2. Guarantor is now and will be completely familiar with the
business, operations, and condition of Borrower and Guarantor hereby waives and
relinquishes any duty on the part of Bank to disclose any matter, fact, or
thing relating to the business, operation, or condition of Borrower now known
or hereafter known by Bank.
V. DEFAULT AND ENFORCEMENT
1. In addition to all liens upon and rights of set-off against
moneys, securities, or other property of Guarantor given to Bank by law or
equity, Bank shall have a lien upon, security interest in, and right of
immediate set-off against all moneys, instruments, notes, bonds, commercial
paper, securities, and other property of Guarantor now or hereafter in the
possession of or on deposit with Bank, whether held in a general or special
account for deposit, safe-keeping, or otherwise. Every such lien and right of
set-off may be exercised after the occurrence of an Event of Default under the
Loan Agreement (and expiration of all notice and cure periods), or a default by
Guarantor under this Agreement, and expiration of applicable cure periods,
without further notice or demand to Guarantor, and Bank may sell or cause to be
sold, at public or private sale, in any manner and place which may be lawful,
for cash or credit and upon such terms as Bank may see fit, and without demand
or notice to Guarantor, all or any of such property, and Bank or any other
person may purchase such property, rights, or interests so sold and thereafter
hold the same free of any claim or right of whatsoever kind, including any
right of equity or redemption of Guarantor, such demand, notice, or right of
equity or redemption being hereby expressly waived and released.
2. Each and every right, remedy, and power hereby granted to
Bank or allowed it by law or other agreement shall be cumulative and not
exclusive of any other, and may be exercised by Bank at any time and from time
to time. In the event that the Obligations of Borrower to Bank exceed in any
respect any amount by which this Agreement may be limited, any payments by
Borrower, or any collections or recovery by Bank from any sources other than
this Agreement, may be applied first by Bank to any portion of the Obligations
which exceeds the limits of this Agreement.
3. Notwithstanding anything contained in this Agreement or in
the Loan Documents to the contrary, Guarantor shall be in default under this
Agreement upon the occurrence of an Event of Default under the Loan Agreement
(and expiration of applicable cure periods). Upon the occurrence of any such
default, Bank may, at its option, accelerate the indebtedness evidenced and
secured by the Loan Documents.
4. This shall be an agreement of suretyship as well as of
guaranty, and Bank may proceed directly against Guarantor whenever any payment
or performance required pursuant to the Obligations is not made or rendered to
Bank without being required to make demand upon or proceed first against
Borrower or any other person or entity, or against any security for Borrower's
or Guarantor's Obligations under the Loan Documents or hereunder, or exhaust
its remedies against Borrower or any other surety or guarantor. It is expressly
agreed that Bank may at any time following an Event of Default under the Loan
Agreement or a default by Guarantor hereunder, make demand for payment on, or
bring a claim against, Guarantor.
5. If Bank employs counsel to enforce this Agreement by suit or
otherwise, Guarantor will reimburse Bank, upon demand, for all expenses
incurred in connection therewith (including, without limitation, reasonable
attorneys' fees), whether or not suit is actually instituted.

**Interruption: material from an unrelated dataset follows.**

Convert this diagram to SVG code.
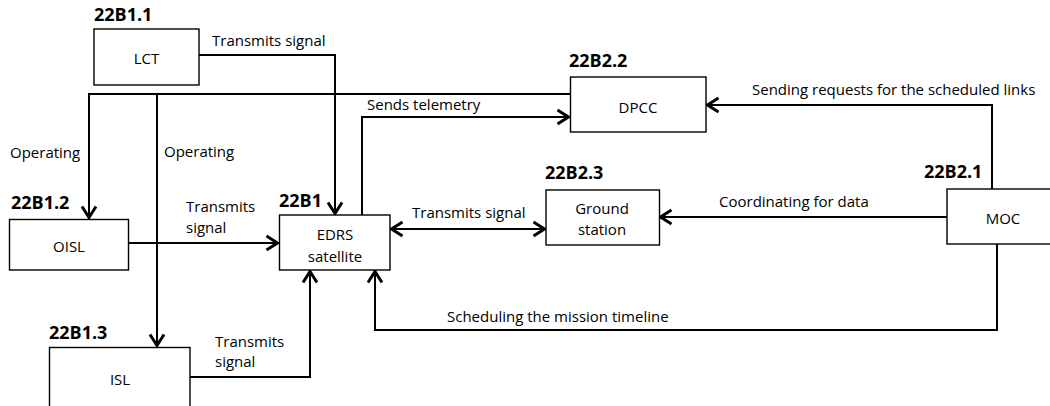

6. Guarantor irrevocably: (a) agrees that Bank or any other
holder or holders of the Note may bring suit, action, or other legal
proceedings arising out of this Guaranty or the transactions contemplated
hereby in the courts of the State of Tennessee, sitting in Nashville, Davidson
County, Tennessee, or the courts of the United States for the Middle District
of Tennessee, sitting in Nashville, Davidson County, Tennessee, but shall not
be restricted to such courts; (b) consents to the jurisdiction of each such
court in any such suit, action, or proceeding; and (c) waives any objection
which Guarantor may have to the laying of the venue of any such suit, action,
or proceeding in any of such courts.
VI. GUARANTY LIABILITY
1. Guarantor's obligations hereunder and under the other Loan
Documents shall be in an amount (such amount being referred to herein as the
"Maximum Guaranty Liability") equal to, but not in excess of, the maximum
liability permitted under Title 11 of the United States Code, any other state
or federal laws governing bankruptcy, suspension of payments, reorganization,
arrangement, adjustment of debts, dissolution, insolvency, relief of debtors or
creditors' rights and any other similar laws ("Applicable Bankruptcy Law"). To
the extent such obligations otherwise would be subject to avoidance under
Applicable Bankruptcy Law, if Guarantor is deemed not to have received valuable
consideration, fair value or reasonably equivalent value for its obligations
hereunder or under the other Loan Documents, Guarantor's obligations hereunder
and under the other Loan Documents shall be reduced to that amount which, after
giving effect thereto, would not render Guarantor insolvent, or leave Guarantor
with an unreasonably small capital to conduct its business, or cause Guarantor
to have incurred debts (or to be deemed to have intended to incur debts),
beyond its ability to pay such debts as they mature, at the time such
obligations are deemed to have been incurred under Applicable Bankruptcy Law.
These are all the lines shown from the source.